* start *
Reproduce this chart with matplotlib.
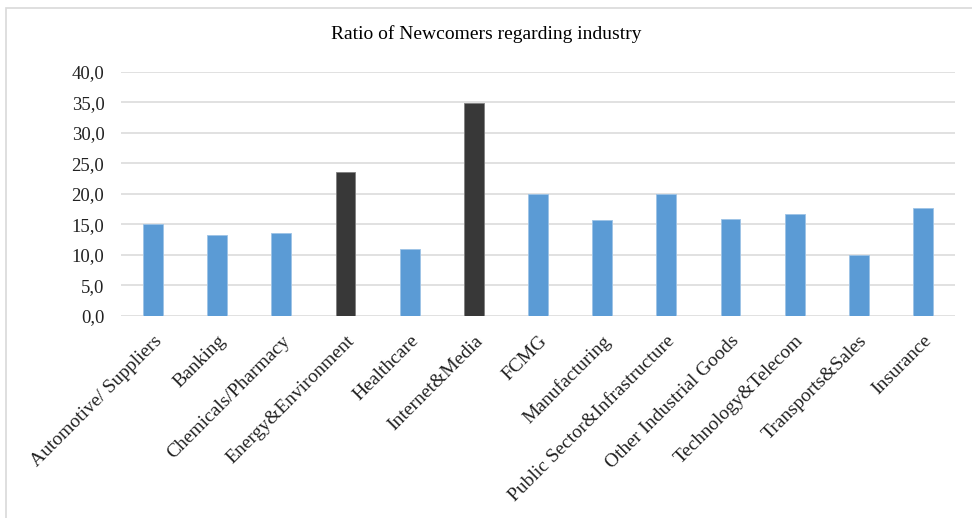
import numpy as np
import matplotlib
matplotlib.use("Agg")
import matplotlib.pyplot as plt
from matplotlib.patches import Rectangle

industries = ["Automotive/ Suppliers", "Banking", "Chemicals/Pharmacy", "Energy&Environment",
              "Healthcare", "Internet&Media", "FCMG", "Manufacturing",
              "Public Sector&Infrastructure", "Other Industrial Goods", "Technology&Telecom",
              "Transports&Sales", "Insurance"]
ratios = [15.0, 13.2, 13.5, 23.6, 11.0, 34.9, 20.0, 15.7, 20.0, 15.9, 16.7, 10.0, 17.7]
highlight = ["Energy&Environment", "Internet&Media"]
yticks = [0, 5, 10, 15, 20, 25, 30, 35, 40]

plt.rcParams["font.family"] = ["Liberation Serif", "DejaVu Serif"]

fig = plt.figure(figsize=(9.72, 5.18), dpi=100)
ax = fig.add_axes([0.1245, 0.3905, 0.8580, 0.4711])

colors = ["#383838" if name in highlight else "#5B9BD5" for name in industries]
x = np.arange(len(industries))
bars = ax.bar(x, ratios, width=0.31, color=colors, edgecolor="#9DC3E6", linewidth=0.6, zorder=3)
for b, c in zip(bars, colors):
    if c == "#383838":
        b.set_edgecolor("#7f7f7f")

ax.set_xlim(-0.5, len(industries) - 0.5)
ax.set_ylim(0, 40)
ax.set_yticks(yticks)
ax.set_yticklabels([f"{v:.1f}".replace(".", ",") for v in yticks], fontsize=13.5, color="#222222")
ax.set_xticks(x)
ax.set_xticklabels(industries, rotation=45, ha="right", rotation_mode="anchor", fontsize=14, color="#222222")
ax.tick_params(axis="y", length=0, pad=12)
ax.tick_params(axis="x", length=0, pad=12)
ax.grid(axis="y", color="#D9D9D9", linewidth=1.1, zorder=0)
for s in ax.spines.values():
    s.set_visible(False)

fig.text(0.5, 1 - 34 / 518, "Ratio of Newcomers regarding industry", ha="center", va="center", fontsize=14)

# chart area border
fig.patches.append(Rectangle((6 / 972, -0.1), 1.2, 1 - 8 / 518 + 0.1, transform=fig.transFigure,
                             fill=False, edgecolor="#D9D9D9", linewidth=1.2))

fig.savefig("out.png", dpi=100)
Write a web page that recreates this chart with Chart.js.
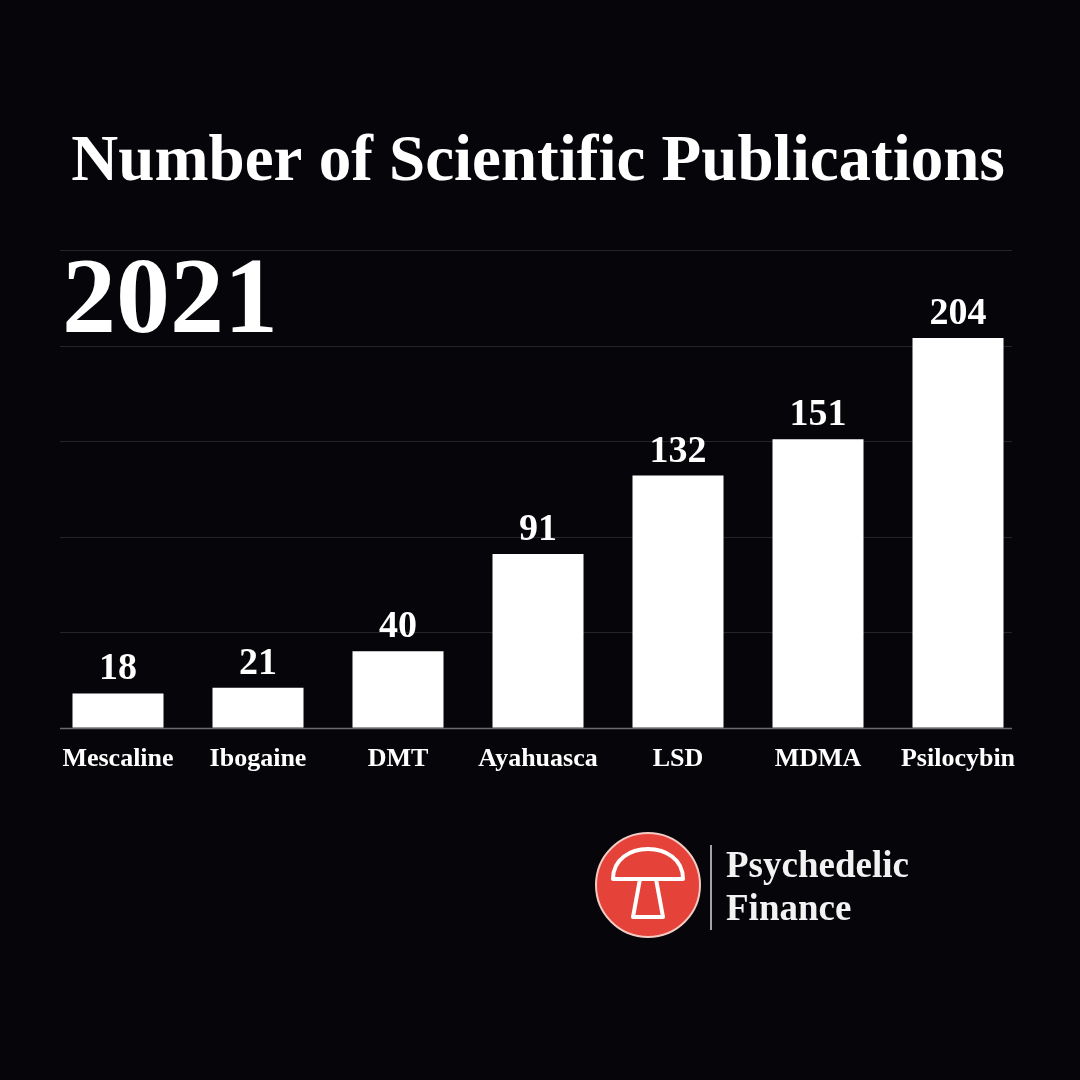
<!DOCTYPE html>
<html>
<head>
<meta charset="utf-8">
<script src="https://cdn.jsdelivr.net/npm/chart.js@4"></script>
<style>
  html, body { margin: 0; padding: 0; background: #06060a; }
  #wrap { width: 1080px; height: 1080px; position: relative; }
</style>
</head>
<body>
<div id="wrap"><canvas id="chart" width="1080" height="1080"></canvas></div>
<script>
var categories = ["Mescaline", "Ibogaine", "DMT", "Ayahuasca", "LSD", "MDMA", "Psilocybin"];
var publications = [18, 21, 40, 91, 132, 151, 204];
var yTicks = [0, 50, 100, 150, 200, 250];
var serif = "'Liberation Serif', 'DejaVu Serif', serif";

var decorPlugin = {
    id: "decor",
    beforeDatasetsDraw: function (chart) {
        var ctx = chart.ctx, y = chart.scales.y;
        ctx.save();
        yTicks.forEach(function (v) {
            var py = Math.round(y.getPixelForValue(v)) + 0.5;
            ctx.strokeStyle = v === 0 ? "#6a6a70" : "#24242a";
            ctx.lineWidth = v === 0 ? 1.5 : 1;
            ctx.beginPath();
            ctx.moveTo(60, py);
            ctx.lineTo(1012, py);
            ctx.stroke();
        });
        ctx.restore();
    },
    afterDatasetsDraw: function (chart) {
        var ctx = chart.ctx;
        var meta = chart.getDatasetMeta(0);
        ctx.save();
        ctx.fillStyle = "#ffffff";
        ctx.textAlign = "center";
        ctx.textBaseline = "alphabetic";
        ctx.font = "bold 38px " + serif;
        meta.data.forEach(function (bar, i) {
            ctx.fillText(String(publications[i]), bar.x, bar.y - 14);
        });

        // title
        ctx.font = "bold 65px " + serif;
        ctx.fillText("Number of Scientific Publications", 538, 180);
        // year
        ctx.textAlign = "left";
        ctx.font = "bold 108px " + serif;
        ctx.fillText("2021", 62, 332);

        // logo
        var cx = 648, cy = 885, r = 52;
        ctx.beginPath();
        ctx.arc(cx, cy, r, 0, Math.PI * 2);
        ctx.fillStyle = "#e5433a";
        ctx.fill();
        ctx.strokeStyle = "#f3c9c4";
        ctx.lineWidth = 2;
        ctx.stroke();
        ctx.strokeStyle = "#ffffff";
        ctx.lineWidth = 4;
        ctx.lineJoin = "round";
        ctx.beginPath();
        ctx.moveTo(cx - 35, cy - 6);
        ctx.bezierCurveTo(cx - 35, cy - 46, cx + 35, cy - 46, cx + 35, cy - 6);
        ctx.closePath();
        ctx.stroke();
        ctx.beginPath();
        ctx.moveTo(cx - 8, cy - 6);
        ctx.lineTo(cx - 15, cy + 32);
        ctx.lineTo(cx + 15, cy + 32);
        ctx.lineTo(cx + 8, cy - 6);
        ctx.stroke();

        ctx.strokeStyle = "#d8d8d8";
        ctx.lineWidth = 1.5;
        ctx.beginPath();
        ctx.moveTo(711, 845);
        ctx.lineTo(711, 930);
        ctx.stroke();

        ctx.fillStyle = "#f2f2f2";
        ctx.font = "bold 37px " + serif;
        ctx.fillText("Psychedelic", 726, 877);
        ctx.fillText("Finance", 726, 920);
        ctx.restore();
    }
};

new Chart(document.getElementById("chart").getContext("2d"), {
    type: "bar",
    data: {
        labels: categories,
        datasets: [{
            data: publications,
            backgroundColor: "#ffffff",
            borderWidth: 0,
            barPercentage: 0.65,
            categoryPercentage: 1
        }]
    },
    options: {
        responsive: false,
        animation: false,
        layout: { padding: { left: 48, right: 52, top: 250, bottom: 289 } },
        plugins: { legend: { display: false }, tooltip: { enabled: false } },
        scales: {
            x: {
                grid: { display: false, drawTicks: false },
                border: { display: false },
                ticks: {
                    color: "#ffffff",
                    padding: 16,
                    maxRotation: 0,
                    autoSkip: false,
                    font: { family: serif, weight: "bold", size: 26 }
                }
            },
            y: {
                display: false,
                min: 0,
                max: 250,
                ticks: { stepSize: 50 }
            }
        }
    },
    plugins: [decorPlugin]
});
</script>
</body>
</html>
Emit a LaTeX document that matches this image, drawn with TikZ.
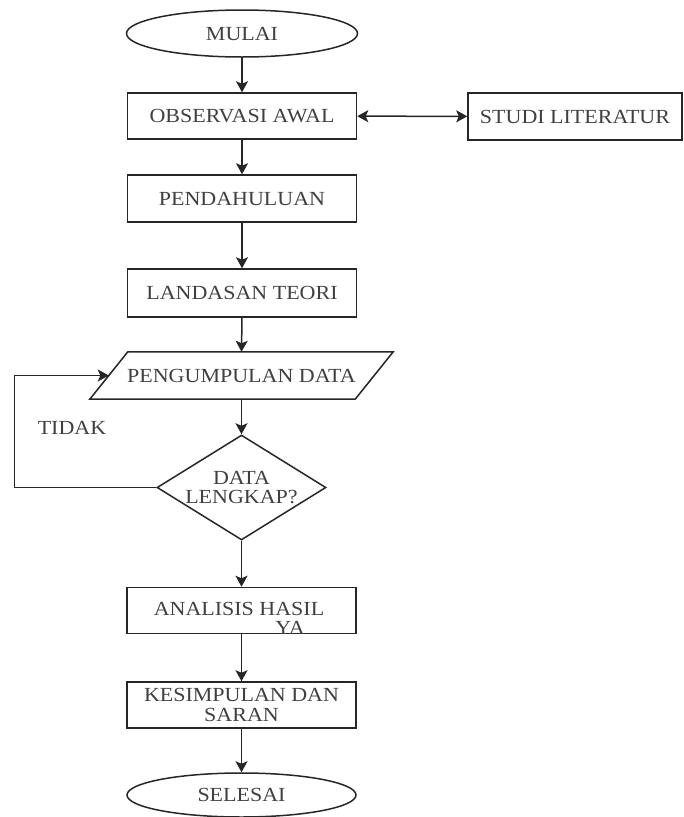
\documentclass[tikz,border=0pt]{standalone}
\usepackage{fontspec}
\setmainfont{Liberation Serif}[FakeStretch=1.1]
\usetikzlibrary{shapes.geometric,arrows.meta}
\definecolor{ink}{HTML}{262626}
\definecolor{txt}{HTML}{404040}
\tikzset{
  every node/.style={font=\fontsize{20}{19.5}\selectfont, text=txt},
  procbox/.style={draw=ink, line width=1.5pt, rectangle, minimum width=229, minimum height=46, inner sep=0pt, align=center},
  termbox/.style={draw=ink, line width=1.5pt, ellipse, minimum width=231, minimum height=47, inner sep=0pt},
  decbox/.style={draw=ink, line width=1.5pt, diamond, minimum width=169, minimum height=105, inner sep=0pt},
  tip/.tip={Stealth[length=11pt,width=12pt,inset=2.5pt]},
  flow/.style={draw=ink, line width=1.5pt, -tip},
  biflow/.style={draw=ink, line width=1.5pt, tip-tip},
}
\begin{document}
\begin{tikzpicture}[x=1pt,y=-1pt]
\useasboundingbox (0,0) rectangle (684,817);

% main column
\node[termbox] (mulai) at (242,33.5) {MULAI};
\node[procbox] (obs) at (242,116) {OBSERVASI AWAL};
\node[procbox, minimum width=214, minimum height=47] (studi) at (575,116.5) {STUDI LITERATUR};
\node[procbox, minimum height=47] (pend) at (242,198.5) {PENDAHULUAN};
\node[procbox, minimum height=48] (land) at (242,293) {LANDASAN TEORI};

% data collection (parallelogram drawn around a plain node)
\node[rectangle, minimum width=265, minimum height=47, inner sep=0pt] (pd) at (241.5,375.5) {PENGUMPULAN DATA};
\draw[ink, line width=1.5pt, line join=miter]
  ([xshift=19]pd.north west) -- ([xshift=19]pd.north east)
  -- ([xshift=-19]pd.south east) -- ([xshift=-19]pd.south west) -- cycle;

% decision
\node[decbox] (dec) at (241.5,487.5) {};
\node[align=center, inner sep=0pt] (dectxt) at (dec.center) {DATA\\LENGKAP?};
\node[inner sep=0pt] (tidak) at (72,428) {TIDAK};

\node[procbox] (anal) at (241.5,610.5) {};
\node[inner sep=0pt] (analtxt) at (239,609) {ANALISIS HASIL};
\node[inner sep=0pt] (ya) at (290,628) {YA};
\node[procbox] (kes) at (241.5,705) {KESIMPULAN DAN\\SARAN};
\node[termbox, minimum width=229, minimum height=44] (sel) at (241.5,795) {SELESAI};

% connectors
\draw[flow] (mulai) -- (obs);
\draw[biflow] (obs) -- (studi);
\draw[flow] (obs) -- (pend);
\draw[flow] (pend) -- (land);
\draw[flow] (land.south) -- (pd.north);
\draw[flow] (pd.south) -- (dec.north);
\draw[flow] (dec.west) -- ++(-142,0) |- (pd.west);
\draw[flow] (dec.south) -- (anal.north);
\draw[flow] (anal) -- (kes);
\draw[flow] (kes) -- (sel);
\end{tikzpicture}
\end{document}
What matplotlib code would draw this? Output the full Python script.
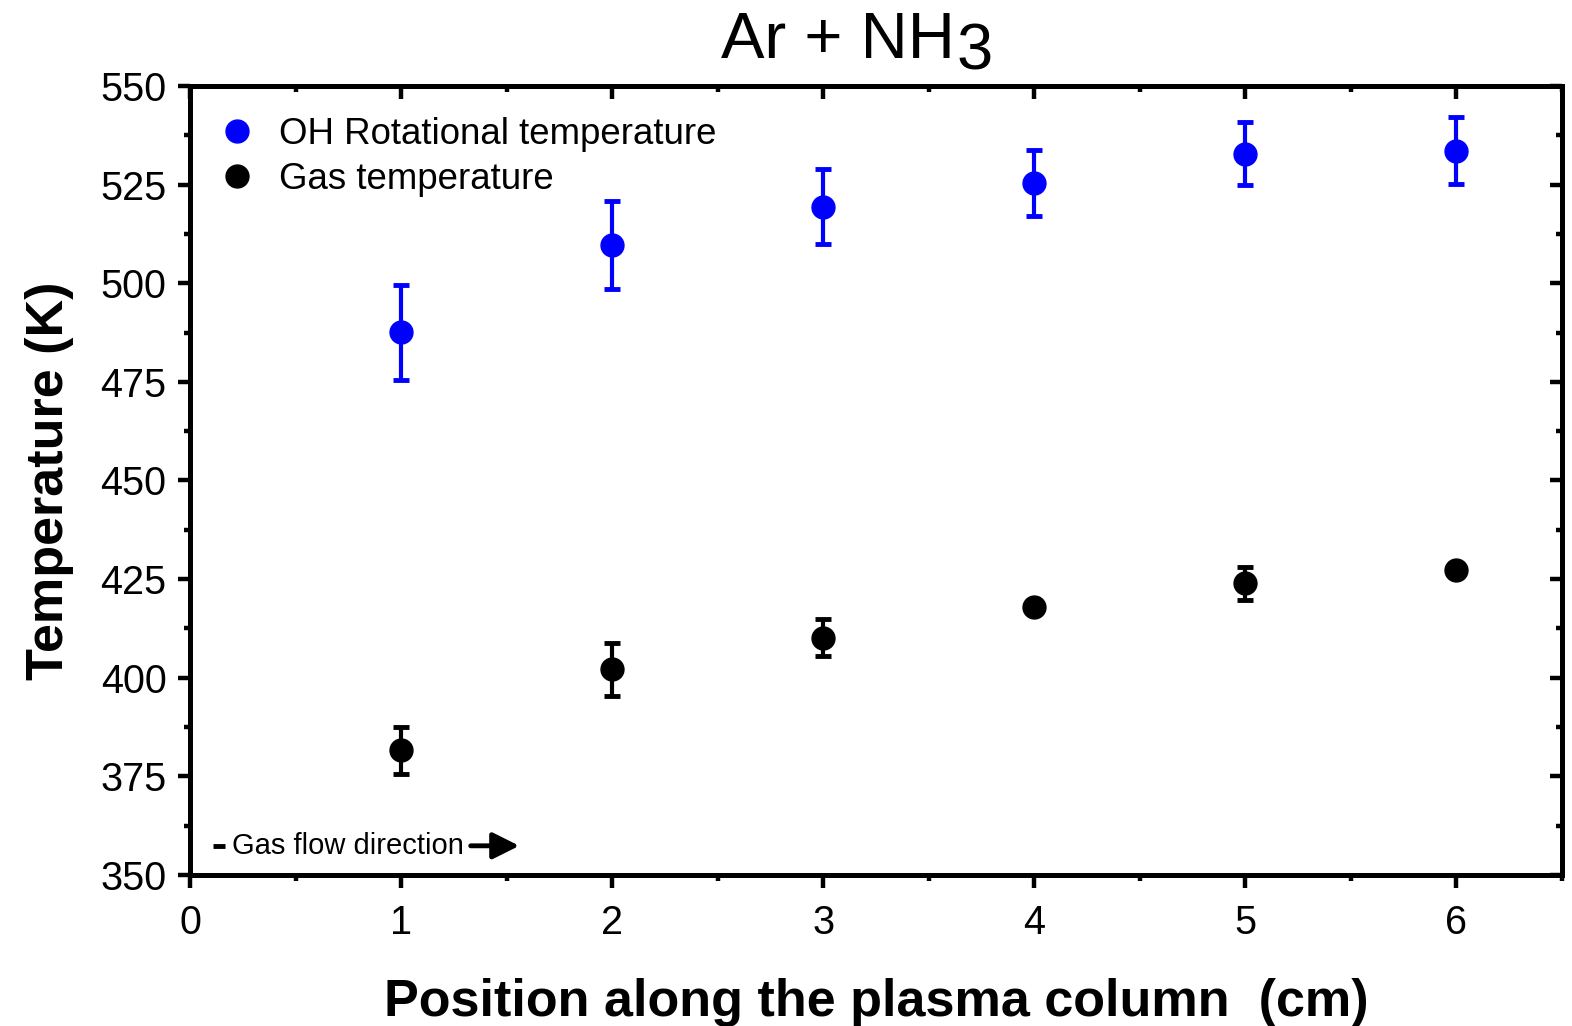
import numpy as np
import matplotlib
matplotlib.use('Agg')
import matplotlib.pyplot as plt
from matplotlib.ticker import MultipleLocator
from matplotlib.lines import Line2D

plt.rcParams['font.family'] = ['Liberation Sans', 'DejaVu Sans']

position = [1, 2, 3, 4, 5, 6]
oh_temp = [487.6, 509.7, 519.4, 525.4, 532.8, 533.6]
oh_err = [12.0, 11.2, 9.5, 8.4, 8.0, 8.5]
gas_temp = [381.6, 402.1, 410.2, 417.9, 424.0, 427.3]
gas_err = [6.0, 6.8, 4.7, 1.5, 4.2, 1.5]

fig = plt.figure(figsize=(15.72, 10.26), dpi=100)
ax = fig.add_axes([190/1572, 1 - 875/1026, (1562 - 190)/1572, (875 - 86)/1026])

ax.errorbar(position, oh_temp, yerr=oh_err, fmt='o', color='#0000ff', ms=16.5,
            elinewidth=3, capsize=5.5, capthick=3.5)
ax.errorbar(position, gas_temp, yerr=gas_err, fmt='o', color='black', ms=16.5,
            elinewidth=3, capsize=5.5, capthick=3.5)

ax.set_xlim(0, 6.5)
ax.set_ylim(350, 550)
ax.xaxis.set_major_locator(MultipleLocator(1))
ax.xaxis.set_minor_locator(MultipleLocator(0.5))
ax.yaxis.set_major_locator(MultipleLocator(25))
ax.yaxis.set_minor_locator(MultipleLocator(12.5))

for s in ax.spines.values():
    s.set_linewidth(3.6)
ax.tick_params(which='major', direction='out', length=9, width=3.2, labelsize=28.5, pad=8)
ax.tick_params(axis='x', which='major', pad=12)
ax.tick_params(which='minor', direction='out', length=4, width=3.2)

# mirrored ticks on top and right point inward
top = ax.secondary_xaxis('top')
top.xaxis.set_major_locator(MultipleLocator(1))
top.xaxis.set_minor_locator(MultipleLocator(0.5))
top.tick_params(which='major', direction='in', length=9, width=3.2, labeltop=False)
top.tick_params(which='minor', direction='in', length=4, width=3.2)
top.spines['top'].set_linewidth(3.6)
right = ax.secondary_yaxis('right')
right.yaxis.set_major_locator(MultipleLocator(25))
right.yaxis.set_minor_locator(MultipleLocator(12.5))
right.tick_params(which='major', direction='in', length=9, width=3.2, labelright=False)
right.tick_params(which='minor', direction='in', length=4, width=3.2)
right.spines['right'].set_linewidth(3.6)

ax.set_xlabel('Position along the plasma column  (cm)', fontsize=37.5, fontweight='bold', labelpad=26)
ax.set_ylabel('Temperature (K)', fontsize=37.5, fontweight='bold', labelpad=19)

fig.text(955/1572, 1 - 58/1026, 'Ar + NH', ha='right', va='baseline', fontsize=47)
fig.text(957/1572, 1 - 70/1026, '3', ha='left', va='baseline', fontsize=47)

handles = [Line2D([], [], ls='none', marker='o', color='#0000ff', ms=16.5),
           Line2D([], [], ls='none', marker='o', color='black', ms=16.5)]
ax.legend(handles, ['OH Rotational temperature', 'Gas temperature'],
          loc='upper left', bbox_to_anchor=(-0.002, 0.996), frameon=False, fontsize=26.4,
          handletextpad=0.55, labelspacing=0.28, borderaxespad=0.35, handlelength=1.2)

# gas flow note
ax.plot([0.11, 0.165], [357.4, 357.4], color='black', lw=3.5, solid_capstyle='butt')
ax.text(0.2, 357.4, 'Gas flow direction', fontsize=21, va='center', ha='left')
ax.annotate('', xy=(1.56, 357.4), xytext=(1.33, 357.4),
            arrowprops=dict(arrowstyle='-|>', lw=3.5, color='black', mutation_scale=40,
                            shrinkA=0, shrinkB=0))

fig.savefig('out.png', dpi=100)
* end *
• What you need to do: Begin at the first line of the entries above and return each line exactly, stopping after the line that contains "from matplotlib.patches import Rectangle". Pictures do not belong in the copy.

• Task answer:
Reproduce this chart with matplotlib.
import numpy as np
import matplotlib
matplotlib.use("Agg")
import matplotlib.pyplot as plt
from matplotlib.patches import Rectangle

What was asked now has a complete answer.